Global experience doesn’t come easy, or cheap. We don’t need any data to deduce that a major deterrent to leaving the country for any purpose, whether to travel, study abroad or intern abroad is the cost. Even a plane ticket to South America or Europe may cost more than $1,000. Add in the logistical complexities, and the extensive time away from family and friends, it’s no surprise that over 98 percent of U.S. college students stay on campus each year.
In its most recent May 2018 white paper, IIE called for “greater communication between higher education and industry as colleges and universities develop academic programs that will help students cultivate the skills that employers require.” Great start. But until we lift the financial burden of global experience from students and their families, the statistics will not improve significantly. Armed with the recent IIE data and the acknowledgement that global study and work experience ultimately benefits business, let’s shift the cost of study abroad and international internship programs from debt-ridden students to the deeper-pocketed, third-party beneficiary who previously got a free ride: employers.
One potential model already exists: 100,000 Strong in the Americas Innovation Fund, which the U.S. State Department launched with NAFSA and private corporate donors to fund innovative study abroad programs for university students in the U.S. and Latin America. Thus far, the program has put $9 million to work: Exxon Mobil and Chevron funded science and engineering programs to create “a global engineering workforce”; Santander Bank funded business programs and a program for “women in STEM”; and the Coca-Cola Foundation funded a public health program. The result? College grads with international experience in Spanish and English—but also potential entry-level candidates with highly relevant skills for those company sponsors.
Other entry level tech employers spend big money to sponsor student-run hackathons where students build new products from scratch within hours. The winning team gets instant street cred on Snapchat, but the real winners get lucrative job offers from a company sponsor who seeks out the student standouts.

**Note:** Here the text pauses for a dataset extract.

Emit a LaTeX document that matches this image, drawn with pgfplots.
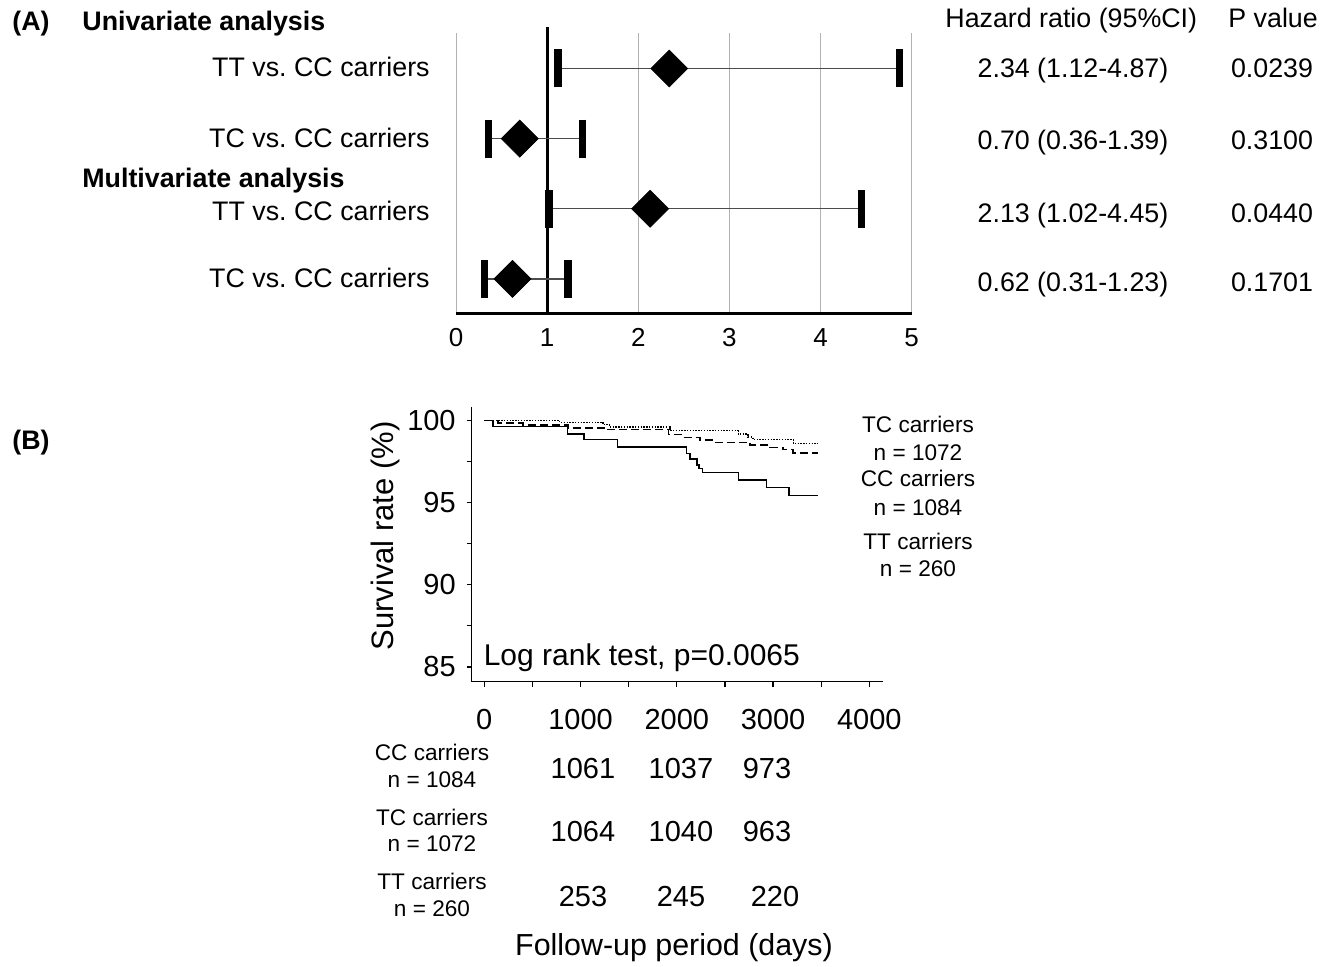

Employers could easily earmark scholarships for aspiring engineers, marketers, designers and data analysts to first get international internship experience in these fields. After coming home, the student would enter the company to complete a subsequent internship or as a full-time hire. For the same cost that many organizations pay their own employees who refer new hires, and at a lower cost than many employer-sponsored training programs and graduate degrees (MBAs), hackathons or “boot camps,” employers can leverage college abroad programs to build diverse talent pipelines with global experience. Imagine the recruitment advertising mileage that a company could leverage from this sort of program: “We would love to pay for you to go spend a summer or semester to [intern abroad or study abroad] in Sydney or Buenos Aires, and then you’ll come work with us.”
It will take some work, but my hope is that study abroad and international internship programs will not merely be a luxury for the fortunate few, but with employers’ support, a necessity and requirement for all.